Former University of New Mexico administrator and current adjunct faculty member, Ken Carpenter hosts a virtual book presentation of his recently published memoir “Borderlands Boy: Love, War and Peace in the Atomic Age” in a Zoom event on June 28 at 3 p.m.
Tying into Pride Month, the lyrical, moving and intensely personal coming-of-age memoir is also a coming out story of a gay boy from a conservative family growing up in the U.S. Southwest during an era of political, social and cultural transformation. It is also an extended reflection on the importance of place, time, history and geography in shaping who people become.
In post-World War II America, many factors are threatening to tear the country apart including the specter of nuclear destruction, environmental crises, challenges to racism and women’s inequality, the Vietnam War and the sexual revolution. Already struggling with what it means to be different and what kind of man to become, the author faces the ultimate moral test of courage and conscience when he graduates from college and is drafted to fight in Vietnam. The book follows him through his journey to survive, find love and find a purpose for life.
Carpenter was born in New Mexico, raised in Colorado and lived most of his life in the Southwest. As a student at Colorado State University during the 1960s, he studied history and became active in local civil rights and anti-war efforts. He resisted being drafted to fight in Vietnam and served time in federal prison.

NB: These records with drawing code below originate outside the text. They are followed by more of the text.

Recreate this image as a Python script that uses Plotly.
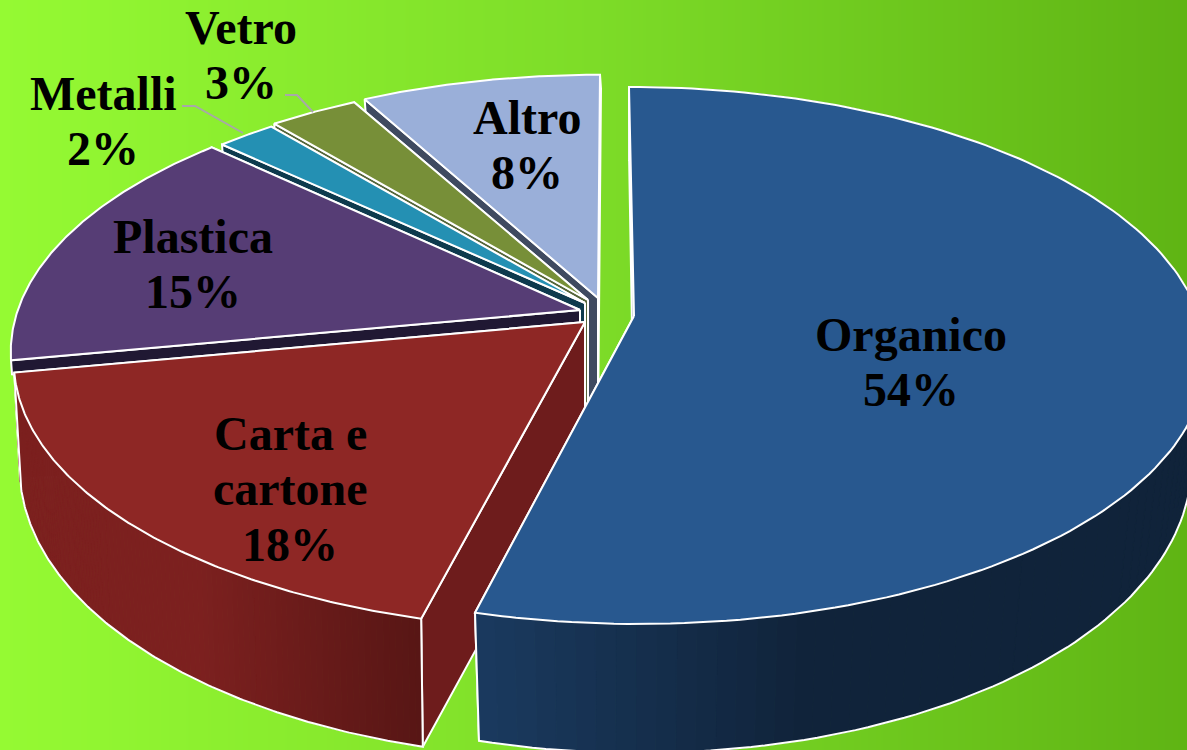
import numpy as np
import plotly.graph_objects as go

categories = ["Organico", "Carta e<br>cartone", "Plastica", "Metalli", "Vetro", "Altro"]
values = [54, 18, 15, 2, 3, 8]
top_colors = ["#28588f", "#8e2725", "#563d75", "#2490b3", "#778f38", "#9aafd9"]
cut_colors = ["#16324f", "#6e1c1c", "#201833", "#0e3a4d", "#55663a", "#3f4a60"]
wall_left = ["#1a3a5f", "#7c201f", "#201833", "#0e3a4d", "#55663a", "#3f4a60"]
wall_right = ["#10233a", "#581615", "#201833", "#0e3a4d", "#55663a", "#3f4a60"]

W, H = 1187, 750
R, RS, K = 565.0, 262.7, 0.147
hubs = [(634, 316), (585, 322), (580, 310), (585, 303), (588, 300), (598, 298)]
scales = [1.0, 1.0, 0.995, 0.97, 0.97, 0.975]
skews = [5, 0, -6, 0, 0, -2]
squeezes = [0.975, 0.99, 0.975, 0.975, 0.975, 0.975]
HUB_DEPTH = 128
BACK_CORNER_DEPTH = 14

label_xy = [(911, 334), (290, 433), (193, 236), (103, 93), (241, 27), (527, 117)]
LINE_STEP = 55.5
FONT_PX = 48

fig = go.Figure()
fig.add_trace(go.Heatmap(
    z=[[0, 1]], x=[0, W], y=[0, H * 2], zsmooth="best", showscale=False, hoverinfo="skip",
    colorscale=[[0, "#95fa33"], [0.5, "#7ddc28"], [1, "#5fb414"]],
))


def top_pt(i, deg):
    t = np.radians(deg)
    X, Y = np.sin(t), np.cos(t)
    w = 1 + K * Y
    return R * scales[i] * X / w - skews[i] * Y, -RS * scales[i] * Y / w, Y


def top_xy(i, deg):
    sx, sy, _ = top_pt(i, deg)
    return hubs[i][0] + sx, hubs[i][1] + sy


def bot_xy(i, deg):
    sx, sy, Y = top_pt(i, deg)
    return hubs[i][0] + sx * squeezes[i], hubs[i][1] + sy + (101 - 28 * Y)


def poly(xs, ys, fill, line="white", width=2):
    fig.add_trace(go.Scatter(
        x=list(xs), y=list(ys), mode="lines", fill="toself", fillcolor=fill,
        line=dict(color=line, width=width), hoverinfo="skip", showlegend=False,
    ))


def mix(c1, c2, f):
    a = [int(c1[j:j + 2], 16) for j in (1, 3, 5)]
    b = [int(c2[j:j + 2], 16) for j in (1, 3, 5)]
    return "rgb(%d,%d,%d)" % tuple(round(p + (q - p) * f) for p, q in zip(a, b))


edges = np.concatenate([[0], np.cumsum(values)]) * 3.6
order = [5, 4, 3, 2, 1, 0]
for i in order:
    a0, a1 = edges[i], edges[i + 1]
    hx, hy = hubs[i]
    mid = np.radians((a0 + a1) / 2)
    front = np.cos(mid) < 0
    arc = np.linspace(a0, a1, 160)
    # cut faces: the later edge first, so the nearer face stays on top
    for ang in (a1, a0):
        tx, ty = top_xy(i, ang)
        if front:
            bx, by = bot_xy(i, ang)
        else:
            bx, by = tx + 1, ty + BACK_CORNER_DEPTH
        poly([hx, tx, bx, hx, hx], [hy, ty, by, hy + HUB_DEPTH, hy], cut_colors[i])
    # outer wall, shaded strip by strip
    if front:
        n = 110
        a_edges = np.linspace(a0, a1, n + 1)
        for j in range(n):
            sub = np.linspace(a_edges[j], a_edges[j + 1], 3)
            t = np.array([top_xy(i, s) for s in sub])
            b = np.array([bot_xy(i, s) for s in sub])
            xm = t[:, 0].mean()
            if i == 0:
                f = float(np.clip((xm - 476) / 330, 0, 1))
            else:
                f = 1 - float(np.clip((418 - xm) / 220, 0, 1))
            col = mix(wall_left[i], wall_right[i], f)
            poly(np.r_[t[:, 0], b[::-1, 0], t[0, 0]], np.r_[t[:, 1], b[::-1, 1], t[0, 1]], col, line=col, width=1)
        t = np.array([top_xy(i, s) for s in arc])
        b = np.array([bot_xy(i, s) for s in arc])
        fig.add_trace(go.Scatter(
            x=np.r_[t[-1, 0], b[::-1, 0], t[0, 0]], y=np.r_[t[-1, 1], b[::-1, 1], t[0, 1]],
            mode="lines", line=dict(color="white", width=2), hoverinfo="skip", showlegend=False,
        ))
    # top face
    t = np.array([top_xy(i, s) for s in arc])
    poly(np.r_[hx, t[:, 0], hx], np.r_[hy, t[:, 1], hy], top_colors[i])

annotations = []
for i, name in enumerate(categories):
    lines = name.split("<br>") + ["%d%%" % values[i]]
    x, y = label_xy[i]
    for n, txt in enumerate(lines):
        annotations.append(dict(
            x=x, y=y + n * LINE_STEP, text="<b>%s</b>" % txt, showarrow=False, xref="x", yref="y",
            xanchor="center", yanchor="middle",
            font=dict(family="Liberation Serif", size=FONT_PX, color="black"),
        ))

leader = dict(color="#a8a8a8", width=2)
shapes = [
    dict(type="path", path="M 182 106 L 195 106 L 243 133", line=leader, xref="x", yref="y"),
    dict(type="path", path="M 285 95 L 297 95 L 313 112", line=leader, xref="x", yref="y"),
]

fig.update_layout(
    width=W, height=H, margin=dict(l=0, r=0, t=0, b=0), showlegend=False,
    paper_bgcolor="#8fef2c", plot_bgcolor="rgba(0,0,0,0)",
    xaxis=dict(range=[0, W], visible=False, fixedrange=True),
    yaxis=dict(range=[H, 0], visible=False, fixedrange=True),
    annotations=annotations, shapes=shapes,
)
fig.write_html("out.html", config={"displayModeBar": False},
               post_script="document.body.style.margin='0';document.body.style.overflow='hidden';")
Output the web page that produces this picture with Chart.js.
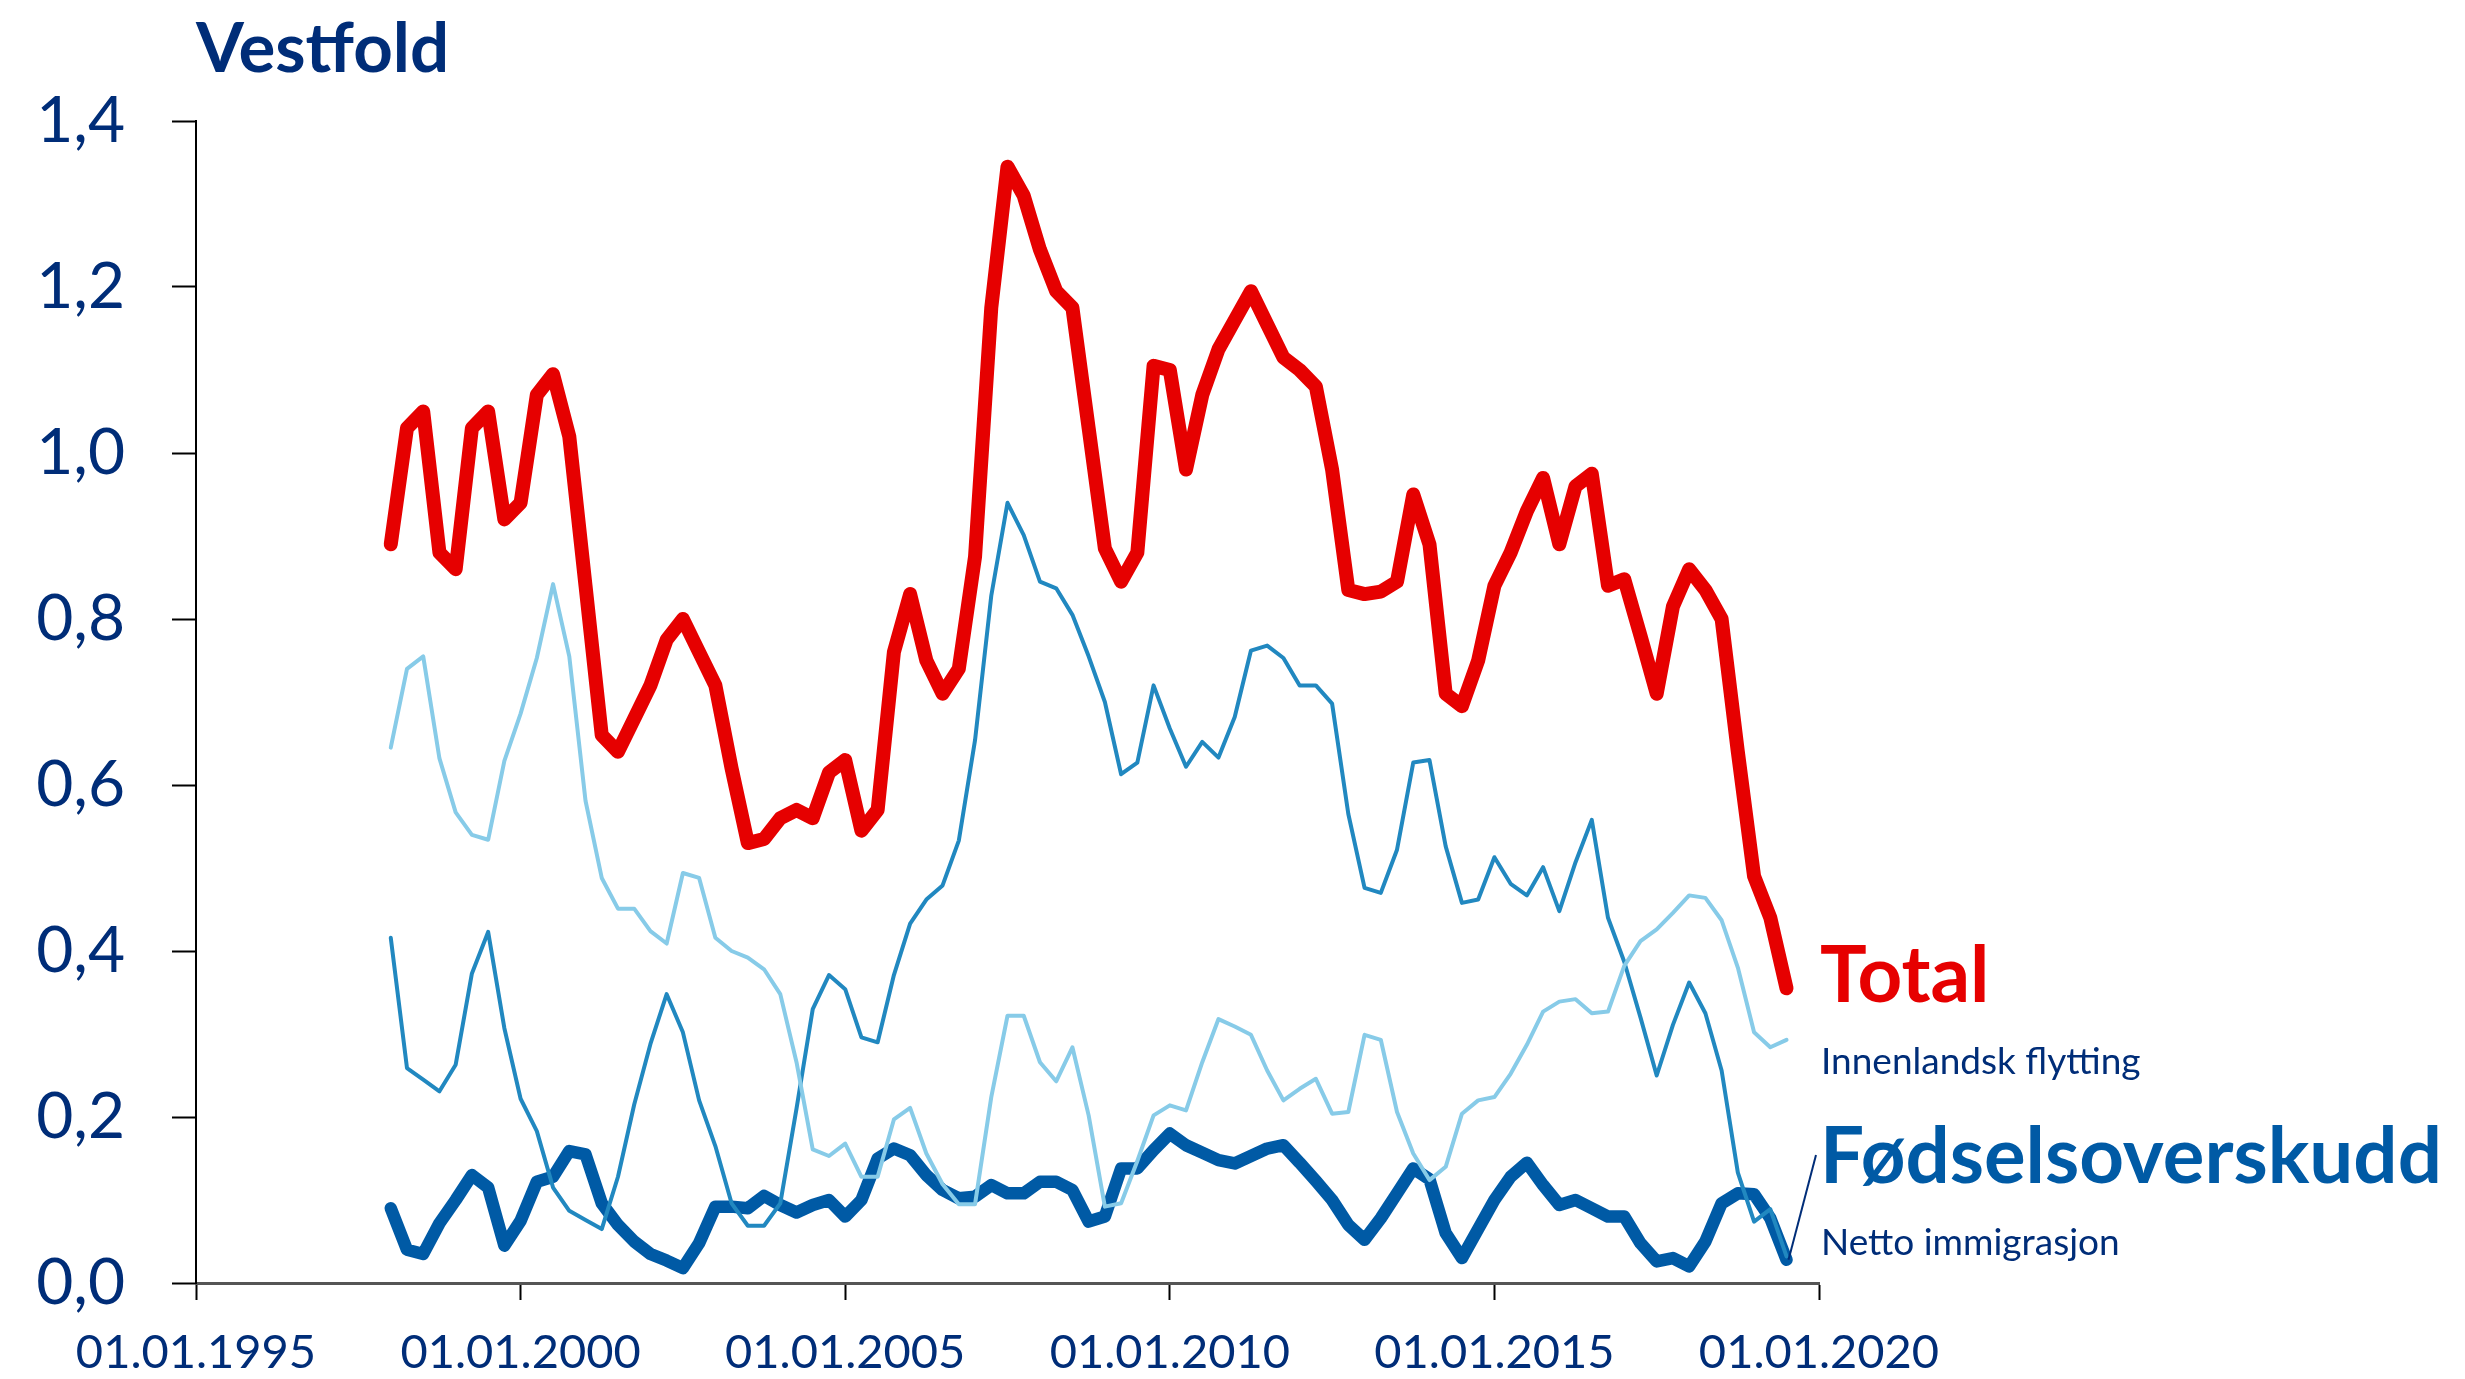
<!DOCTYPE html>
<html>
<head>
<meta charset="utf-8">
<script src="https://cdn.jsdelivr.net/npm/chart.js@4.4.1/dist/chart.umd.min.js"></script>
<style>
  html, body { margin: 0; background: #fff; }
  #wrap { width: 2465px; height: 1379px; }
</style>
</head>
<body>
<div id="wrap"><canvas id="myChart"></canvas></div>
<script>
// quarterly values, first quarter 1998
var firstYear = 1998;
var yearTicks = [1995, 2000, 2005, 2010, 2015, 2020];

var total = [0.89, 1.03, 1.05, 0.88, 0.86, 1.03, 1.05, 0.92, 0.94, 1.07,
  1.095, 1.02, 0.84, 0.66, 0.64, 0.68, 0.72, 0.775, 0.80, 0.76,
  0.72, 0.62, 0.53, 0.535, 0.56, 0.57, 0.56, 0.615, 0.63, 0.545,
  0.57, 0.76, 0.83, 0.75, 0.71, 0.74, 0.875, 1.175, 1.345, 1.31,
  1.245, 1.195, 1.175, 1.03, 0.885, 0.845, 0.88, 1.105, 1.10, 0.98,
  1.07, 1.125, 1.16, 1.195, 1.155, 1.115, 1.10, 1.08, 0.98, 0.835,
  0.83, 0.833, 0.845, 0.95, 0.89, 0.71, 0.695, 0.75, 0.84, 0.88,
  0.93, 0.97, 0.89, 0.96, 0.975, 0.84, 0.848, 0.78, 0.71, 0.815,
  0.86, 0.835, 0.80, 0.64, 0.49, 0.44, 0.355];

var innenlandsk = [0.645, 0.74, 0.755, 0.632, 0.567, 0.54, 0.534, 0.629, 0.686, 0.753,
  0.842, 0.755, 0.581, 0.488, 0.451, 0.451, 0.424, 0.409, 0.494, 0.488,
  0.416, 0.40, 0.392, 0.378, 0.348, 0.266, 0.161, 0.153, 0.168, 0.128,
  0.128, 0.197, 0.211, 0.156, 0.119, 0.095, 0.095, 0.224, 0.322, 0.322,
  0.266, 0.243, 0.284, 0.202, 0.092, 0.096, 0.147, 0.202, 0.214, 0.208,
  0.266, 0.318, 0.309, 0.299, 0.256, 0.22, 0.234, 0.246, 0.204, 0.206,
  0.299, 0.293, 0.206, 0.156, 0.124, 0.14, 0.204, 0.22, 0.224, 0.252,
  0.287, 0.327, 0.339, 0.342, 0.325, 0.327, 0.382, 0.412, 0.426, 0.446,
  0.467, 0.464, 0.437, 0.38, 0.302, 0.284, 0.293];

var netto = [0.416, 0.259, 0.245, 0.231, 0.263, 0.373, 0.423, 0.307, 0.222, 0.183,
  0.115, 0.087, 0.076, 0.065, 0.128, 0.215, 0.288, 0.348, 0.302, 0.22,
  0.165, 0.096, 0.069, 0.069, 0.096, 0.21, 0.33, 0.371, 0.354, 0.296,
  0.29, 0.371, 0.433, 0.462, 0.479, 0.533, 0.654, 0.828, 0.94, 0.901,
  0.845, 0.837, 0.805, 0.755, 0.70, 0.613, 0.627, 0.72, 0.668, 0.622,
  0.652, 0.633, 0.682, 0.762, 0.768, 0.753, 0.72, 0.72, 0.698, 0.565,
  0.476, 0.47, 0.522, 0.627, 0.63, 0.526, 0.458, 0.462, 0.513, 0.481,
  0.467, 0.501, 0.448, 0.507, 0.558, 0.44, 0.387, 0.32, 0.25, 0.311,
  0.362, 0.325, 0.256, 0.133, 0.074, 0.089, 0.032];

var fodsel = [0.09, 0.04, 0.035, 0.072, 0.10, 0.13, 0.115, 0.045, 0.075, 0.122,
  0.128, 0.159, 0.155, 0.096, 0.07, 0.05, 0.035, 0.027, 0.018, 0.048,
  0.092, 0.092, 0.09, 0.105, 0.094, 0.085, 0.094, 0.10, 0.08, 0.10,
  0.15, 0.162, 0.154, 0.13, 0.112, 0.102, 0.104, 0.118, 0.108, 0.108,
  0.122, 0.122, 0.112, 0.074, 0.08, 0.138, 0.138, 0.16, 0.18, 0.166,
  0.157, 0.148, 0.144, 0.153, 0.162, 0.166, 0.145, 0.123, 0.10, 0.07,
  0.052, 0.078, 0.108, 0.138, 0.125, 0.06, 0.03, 0.065, 0.10, 0.128,
  0.145, 0.118, 0.094, 0.10, 0.09, 0.08, 0.08, 0.048, 0.026, 0.03,
  0.02, 0.05, 0.096, 0.108, 0.107, 0.078, 0.028];

var navy = 'rgb(0, 45, 120)';
var red = 'rgb(230, 0, 0)';
var darkBlue = 'rgb(0, 90, 165)';
var midBlue = 'rgb(33, 136, 192)';
var lightBlue = 'rgb(135, 203, 232)';

function points(values) {
  return values.map(function (v, i) { return { x: firstYear + i / 4, y: v } })
}

function line(label, values, color, width) {
  return {
    label: label,
    data: points(values),
    borderColor: color,
    borderWidth: width,
    pointRadius: 0,
    tension: 0,
    borderJoinStyle: 'round',
    borderCapStyle: 'round',
    fill: false
  }
}

// title, end labels and the leader line
var textPlugin = {
  id: 'texts',
  afterDraw: function (chart) {
    var c = chart.ctx;
    c.save();
    c.textBaseline = 'alphabetic';
    c.textAlign = 'left';

    c.fillStyle = navy;
    c.font = 'bold 69px Lato';
    c.fillText('Vestfold', 196, 72);

    c.fillStyle = red;
    c.font = 'bold 78px Lato';
    c.fillText('Total', 1820, 1002);

    c.fillStyle = navy;
    c.font = '37px Lato';
    c.fillText('Innenlandsk flytting', 1821, 1074);

    c.fillStyle = darkBlue;
    c.font = 'bold 78px Lato';
    c.fillText('Fødselsoverskudd', 1820, 1183);

    c.fillStyle = navy;
    c.font = '37px Lato';
    c.fillText('Netto immigrasjon', 1821, 1255);

    var pts = chart.getDatasetMeta(3).data;
    var last = pts[pts.length - 1];
    c.strokeStyle = navy;
    c.lineWidth = 2;
    c.beginPath();
    c.moveTo(last.x + 2, last.y);
    c.lineTo(1816, 1155);
    c.stroke();
    c.restore();
  }
}

var ctx = document.getElementById('myChart').getContext('2d');
var chart = new Chart(ctx, {
  type: 'line',
  data: {
    datasets: [
      line('Total', total, red, 14),
      line('Innenlandsk flytting', innenlandsk, lightBlue, 4),
      line('Netto immigrasjon', netto, midBlue, 4),
      line('Fødselsoverskudd', fodsel, darkBlue, 12.5)
    ]
  },
  options: {
    responsive: true,
    maintainAspectRatio: false,
    animation: false,
    devicePixelRatio: 1,
    layout: { padding: { top: 121, right: 646, left: 0, bottom: 0 } },
    plugins: {
      legend: { display: false },
      tooltip: { enabled: false }
    },
    scales: {
      x: {
        type: 'linear',
        min: 1995,
        max: 2020,
        afterBuildTicks: function (axis) {
          axis.ticks = yearTicks.map(function (y) { return { value: y } })
        },
        afterFit: function (axis) { axis.height = 96 },
        grid: { drawOnChartArea: false, tickLength: 17, tickColor: '#000', tickWidth: 2 },
        border: { color: '#555', width: 3 },
        ticks: {
          color: navy,
          padding: 25,
          maxRotation: 0,
          font: { family: 'Lato', size: 47 },
          callback: function (v) { return '01.01.' + v }
        }
      },
      y: {
        min: 0,
        max: 1.4,
        afterFit: function (axis) { axis.width = 196 },
        grid: { drawOnChartArea: false, tickLength: 24, tickColor: '#000', tickWidth: 2 },
        border: { color: '#000', width: 2 },
        ticks: {
          stepSize: 0.2,
          color: navy,
          padding: 47,
          font: { family: 'Lato', size: 64 },
          callback: function (v) { return v.toFixed(1).replace('.', ',') }
        }
      }
    }
  },
  plugins: [textPlugin]
})
</script>
</body>
</html>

On release, he earned a master’s degree at the University of Texas, worked for LGBT rights and was a full-time peace and human rights advocate in the U.S. and Latin America. Carpenter earned a Ph.D. at the University of Oregon and became a college teacher and administrator specializing in international education.
Carpenter met Greg Calvert, formerly a radical leader of Students for a Democratic Society that began a relationship that lasted for 30 years. The two set up and ran an educational exchange program and school for children in Granada, Nicaragua. Now retired from the University of New Mexico, Carpenter lives in Albuquerque teaching and mentoring students part-time.